[Challenge]: Repeat the records below exactly.

[Data entries]:
····················
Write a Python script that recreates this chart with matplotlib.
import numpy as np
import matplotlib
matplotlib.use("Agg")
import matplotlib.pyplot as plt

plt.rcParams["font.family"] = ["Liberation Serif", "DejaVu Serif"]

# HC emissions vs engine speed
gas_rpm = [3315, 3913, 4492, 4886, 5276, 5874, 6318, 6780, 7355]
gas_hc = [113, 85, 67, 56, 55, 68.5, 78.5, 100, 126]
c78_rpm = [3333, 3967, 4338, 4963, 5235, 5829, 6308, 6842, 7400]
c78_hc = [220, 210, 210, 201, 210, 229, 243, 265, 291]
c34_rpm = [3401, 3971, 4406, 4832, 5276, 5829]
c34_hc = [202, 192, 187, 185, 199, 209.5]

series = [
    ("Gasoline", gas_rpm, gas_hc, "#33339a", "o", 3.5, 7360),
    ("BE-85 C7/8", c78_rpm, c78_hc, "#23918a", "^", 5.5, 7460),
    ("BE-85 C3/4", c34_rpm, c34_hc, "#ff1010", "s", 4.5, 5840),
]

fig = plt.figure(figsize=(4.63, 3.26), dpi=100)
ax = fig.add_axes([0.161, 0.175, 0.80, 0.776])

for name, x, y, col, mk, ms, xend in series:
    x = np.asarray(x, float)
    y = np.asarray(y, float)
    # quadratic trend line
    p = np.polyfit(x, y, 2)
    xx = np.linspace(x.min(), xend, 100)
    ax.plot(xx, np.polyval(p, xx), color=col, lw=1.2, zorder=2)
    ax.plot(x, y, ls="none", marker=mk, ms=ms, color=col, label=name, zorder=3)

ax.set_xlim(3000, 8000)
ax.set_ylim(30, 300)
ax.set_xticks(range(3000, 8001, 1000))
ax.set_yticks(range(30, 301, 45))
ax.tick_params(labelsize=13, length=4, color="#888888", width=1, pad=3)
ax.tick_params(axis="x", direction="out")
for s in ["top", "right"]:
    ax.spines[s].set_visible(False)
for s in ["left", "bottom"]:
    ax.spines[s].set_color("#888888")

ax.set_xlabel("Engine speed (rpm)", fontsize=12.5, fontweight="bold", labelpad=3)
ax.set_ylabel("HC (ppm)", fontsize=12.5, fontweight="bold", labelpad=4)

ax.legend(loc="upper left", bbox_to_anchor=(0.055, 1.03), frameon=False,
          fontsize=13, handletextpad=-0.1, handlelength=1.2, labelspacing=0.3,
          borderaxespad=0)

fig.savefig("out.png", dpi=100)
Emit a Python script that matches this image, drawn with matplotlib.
····················
[Output for this task]:
Write a Python script that recreates this chart with matplotlib.
import numpy as np
import matplotlib
matplotlib.use("Agg")
import matplotlib.pyplot as plt

plt.rcParams["font.family"] = ["Liberation Serif", "DejaVu Serif"]

# HC emissions vs engine speed
gas_rpm = [3315, 3913, 4492, 4886, 5276, 5874, 6318, 6780, 7355]
gas_hc = [113, 85, 67, 56, 55, 68.5, 78.5, 100, 126]
c78_rpm = [3333, 3967, 4338, 4963, 5235, 5829, 6308, 6842, 7400]
c78_hc = [220, 210, 210, 201, 210, 229, 243, 265, 291]
c34_rpm = [3401, 3971, 4406, 4832, 5276, 5829]
c34_hc = [202, 192, 187, 185, 199, 209.5]

series = [
    ("Gasoline", gas_rpm, gas_hc, "#33339a", "o", 3.5, 7360),
    ("BE-85 C7/8", c78_rpm, c78_hc, "#23918a", "^", 5.5, 7460),
    ("BE-85 C3/4", c34_rpm, c34_hc, "#ff1010", "s", 4.5, 5840),
]

fig = plt.figure(figsize=(4.63, 3.26), dpi=100)
ax = fig.add_axes([0.161, 0.175, 0.80, 0.776])

for name, x, y, col, mk, ms, xend in series:
    x = np.asarray(x, float)
    y = np.asarray(y, float)
    # quadratic trend line
    p = np.polyfit(x, y, 2)
    xx = np.linspace(x.min(), xend, 100)
    ax.plot(xx, np.polyval(p, xx), color=col, lw=1.2, zorder=2)
    ax.plot(x, y, ls="none", marker=mk, ms=ms, color=col, label=name, zorder=3)

ax.set_xlim(3000, 8000)
ax.set_ylim(30, 300)
ax.set_xticks(range(3000, 8001, 1000))
ax.set_yticks(range(30, 301, 45))
ax.tick_params(labelsize=13, length=4, color="#888888", width=1, pad=3)
ax.tick_params(axis="x", direction="out")
for s in ["top", "right"]:
    ax.spines[s].set_visible(False)
for s in ["left", "bottom"]:
    ax.spines[s].set_color("#888888")

ax.set_xlabel("Engine speed (rpm)", fontsize=12.5, fontweight="bold", labelpad=3)
ax.set_ylabel("HC (ppm)", fontsize=12.5, fontweight="bold", labelpad=4)

ax.legend(loc="upper left", bbox_to_anchor=(0.055, 1.03), frameon=False,
          fontsize=13, handletextpad=-0.1, handlelength=1.2, labelspacing=0.3,
          borderaxespad=0)

fig.savefig("out.png", dpi=100)
Emit a Python script that matches this image, drawn with matplotlib.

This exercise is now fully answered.